■ Short task ■
Write the listing below out again exactly, dropping the images.

■ Source excerpt ■

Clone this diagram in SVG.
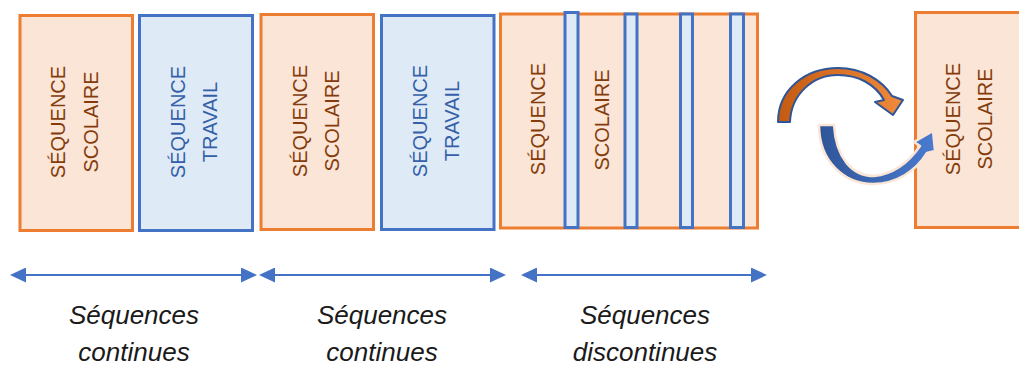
<svg xmlns="http://www.w3.org/2000/svg" width="1019" height="366" viewBox="0 0 1019 366">
<style>
.sc{fill:#FBE5D6;stroke:#ED7D31;stroke-width:3}
.tr{fill:#DEEBF7;stroke:#4472C4;stroke-width:3}
.t{font-family:"Liberation Sans",Arial,sans-serif;font-size:20px;text-anchor:middle}
.to{fill:#843C0C}
.tb{fill:#3560A8}
.lbl{font-family:"Liberation Sans",Arial,sans-serif;font-size:26px;font-style:italic;fill:#1a1a1a;text-anchor:middle}
.ln{stroke:#4472C4;stroke-width:2;fill:none;marker-start:url(#ah);marker-end:url(#ah)}
</style>
<defs>
<marker id="ah" viewBox="0 0 16 15" markerWidth="16" markerHeight="15" markerUnits="userSpaceOnUse" refX="10" refY="7.5" orient="auto-start-reverse">
<path d="M0,0 L16,7.5 L0,15 z" fill="#4472C4"/>
</marker>
<linearGradient id="go" x1="0" y1="0" x2="1" y2="0">
<stop offset="0" stop-color="#C55A11"/>
<stop offset="1" stop-color="#F08a3c"/>
</linearGradient>
<linearGradient id="gb" x1="0" y1="0" x2="1" y2="0">
<stop offset="0" stop-color="#2F5597"/>
<stop offset="1" stop-color="#4a7bd0"/>
</linearGradient>
</defs>
<rect width="1019" height="366" fill="#ffffff"/>

<g id="box1">
<rect class="sc" x="20" y="15.5" width="112.5" height="215"/>
<text class="t to" transform="translate(65,122) rotate(-90)">SÉQUENCE</text>
<text class="t to" transform="translate(97.5,122) rotate(-90)">SCOLAIRE</text>
</g>
<g id="box2">
<rect class="tr" x="139.5" y="15.5" width="113" height="215"/>
<text class="t tb" transform="translate(185,122) rotate(-90)">SÉQUENCE</text>
<text class="t tb" transform="translate(217,122) rotate(-90)">TRAVAIL</text>
</g>
<g id="box3">
<rect class="sc" x="261" y="14.5" width="112.5" height="215"/>
<text class="t to" transform="translate(306.5,121) rotate(-90)">SÉQUENCE</text>
<text class="t to" transform="translate(338.5,121) rotate(-90)">SCOLAIRE</text>
</g>
<g id="box4">
<rect class="tr" x="381.5" y="15.5" width="112.5" height="214"/>
<text class="t tb" transform="translate(427,121) rotate(-90)">SÉQUENCE</text>
<text class="t tb" transform="translate(459,121) rotate(-90)">TRAVAIL</text>
</g>
<g id="box5">
<rect class="sc" x="500.5" y="14" width="257" height="214"/>
<text class="t to" transform="translate(545,119) rotate(-90)">SÉQUENCE</text>
<text class="t to" transform="translate(609,120) rotate(-90)">SCOLAIRE</text>
<rect class="tr" x="565" y="12.5" width="13" height="215"/>
<rect class="tr" x="625" y="14" width="12" height="213.5"/>
<rect class="tr" x="680.5" y="14" width="12" height="213.5"/>
<rect class="tr" x="730.5" y="14" width="13" height="213.5"/>
</g>
<g id="box6">
<rect class="sc" x="915.5" y="12.5" width="120" height="215"/>
<text class="t to" transform="translate(960,119) rotate(-90)">SÉQUENCE</text>
<text class="t to" transform="translate(992,119) rotate(-90)">SCOLAIRE</text>
</g>

<g id="cycle">
<path d="M778,122 C778,90 805,68 838,68 C862,68 882,80 892,96 L903,100 L893,115 L875,102 L884,100 C875,84 858,75 838,75 C812,75 791,95 790,122 Z" fill="url(#go)" stroke="#2F5597" stroke-width="2" stroke-linejoin="round"/>
<path d="M819,125 C819,162 845,184 873,184 C896,184 916,171 927,153 L935,151 L933,131 L914,142 L920,146 C909,162 893,174 874,176 C852,176 836,158 834,125 Z" fill="url(#gb)" stroke="#FBE5D6" stroke-width="2.5" stroke-linejoin="round"/>
</g>

<g id="connectors">
<line class="ln" x1="16" y1="275" x2="251" y2="275"/>
<line class="ln" x1="265" y1="275" x2="500" y2="275"/>
<line class="ln" x1="527" y1="275" x2="761" y2="275"/>
</g>

<g id="labels">
<text class="lbl" x="134" y="324">Séquences</text>
<text class="lbl" x="134" y="361">continues</text>
<text class="lbl" x="382" y="324">Séquences</text>
<text class="lbl" x="382" y="361">continues</text>
<text class="lbl" x="645" y="324">Séquences</text>
<text class="lbl" x="645" y="361">discontinues</text>
</g>
</svg>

■ Correct result ■
Clone this diagram in SVG.
<svg xmlns="http://www.w3.org/2000/svg" width="1019" height="366" viewBox="0 0 1019 366">
<style>
.sc{fill:#FBE5D6;stroke:#ED7D31;stroke-width:3}
.tr{fill:#DEEBF7;stroke:#4472C4;stroke-width:3}
.t{font-family:"Liberation Sans",Arial,sans-serif;font-size:20px;text-anchor:middle}
.to{fill:#843C0C}
.tb{fill:#3560A8}
.lbl{font-family:"Liberation Sans",Arial,sans-serif;font-size:26px;font-style:italic;fill:#1a1a1a;text-anchor:middle}
.ln{stroke:#4472C4;stroke-width:2;fill:none;marker-start:url(#ah);marker-end:url(#ah)}
</style>
<defs>
<marker id="ah" viewBox="0 0 16 15" markerWidth="16" markerHeight="15" markerUnits="userSpaceOnUse" refX="10" refY="7.5" orient="auto-start-reverse">
<path d="M0,0 L16,7.5 L0,15 z" fill="#4472C4"/>
</marker>
<linearGradient id="go" x1="0" y1="0" x2="1" y2="0">
<stop offset="0" stop-color="#C55A11"/>
<stop offset="1" stop-color="#F08a3c"/>
</linearGradient>
<linearGradient id="gb" x1="0" y1="0" x2="1" y2="0">
<stop offset="0" stop-color="#2F5597"/>
<stop offset="1" stop-color="#4a7bd0"/>
</linearGradient>
</defs>
<rect width="1019" height="366" fill="#ffffff"/>

<g id="box1">
<rect class="sc" x="20" y="15.5" width="112.5" height="215"/>
<text class="t to" transform="translate(65,122) rotate(-90)">SÉQUENCE</text>
<text class="t to" transform="translate(97.5,122) rotate(-90)">SCOLAIRE</text>
</g>
<g id="box2">
<rect class="tr" x="139.5" y="15.5" width="113" height="215"/>
<text class="t tb" transform="translate(185,122) rotate(-90)">SÉQUENCE</text>
<text class="t tb" transform="translate(217,122) rotate(-90)">TRAVAIL</text>
</g>
<g id="box3">
<rect class="sc" x="261" y="14.5" width="112.5" height="215"/>
<text class="t to" transform="translate(306.5,121) rotate(-90)">SÉQUENCE</text>
<text class="t to" transform="translate(338.5,121) rotate(-90)">SCOLAIRE</text>
</g>
<g id="box4">
<rect class="tr" x="381.5" y="15.5" width="112.5" height="214"/>
<text class="t tb" transform="translate(427,121) rotate(-90)">SÉQUENCE</text>
<text class="t tb" transform="translate(459,121) rotate(-90)">TRAVAIL</text>
</g>
<g id="box5">
<rect class="sc" x="500.5" y="14" width="257" height="214"/>
<text class="t to" transform="translate(545,119) rotate(-90)">SÉQUENCE</text>
<text class="t to" transform="translate(609,120) rotate(-90)">SCOLAIRE</text>
<rect class="tr" x="565" y="12.5" width="13" height="215"/>
<rect class="tr" x="625" y="14" width="12" height="213.5"/>
<rect class="tr" x="680.5" y="14" width="12" height="213.5"/>
<rect class="tr" x="730.5" y="14" width="13" height="213.5"/>
</g>
<g id="box6">
<rect class="sc" x="915.5" y="12.5" width="120" height="215"/>
<text class="t to" transform="translate(960,119) rotate(-90)">SÉQUENCE</text>
<text class="t to" transform="translate(992,119) rotate(-90)">SCOLAIRE</text>
</g>

<g id="cycle">
<path d="M778,122 C778,90 805,68 838,68 C862,68 882,80 892,96 L903,100 L893,115 L875,102 L884,100 C875,84 858,75 838,75 C812,75 791,95 790,122 Z" fill="url(#go)" stroke="#2F5597" stroke-width="2" stroke-linejoin="round"/>
<path d="M819,125 C819,162 845,184 873,184 C896,184 916,171 927,153 L935,151 L933,131 L914,142 L920,146 C909,162 893,174 874,176 C852,176 836,158 834,125 Z" fill="url(#gb)" stroke="#FBE5D6" stroke-width="2.5" stroke-linejoin="round"/>
</g>

<g id="connectors">
<line class="ln" x1="16" y1="275" x2="251" y2="275"/>
<line class="ln" x1="265" y1="275" x2="500" y2="275"/>
<line class="ln" x1="527" y1="275" x2="761" y2="275"/>
</g>

<g id="labels">
<text class="lbl" x="134" y="324">Séquences</text>
<text class="lbl" x="134" y="361">continues</text>
<text class="lbl" x="382" y="324">Séquences</text>
<text class="lbl" x="382" y="361">continues</text>
<text class="lbl" x="645" y="324">Séquences</text>
<text class="lbl" x="645" y="361">discontinues</text>
</g>
</svg>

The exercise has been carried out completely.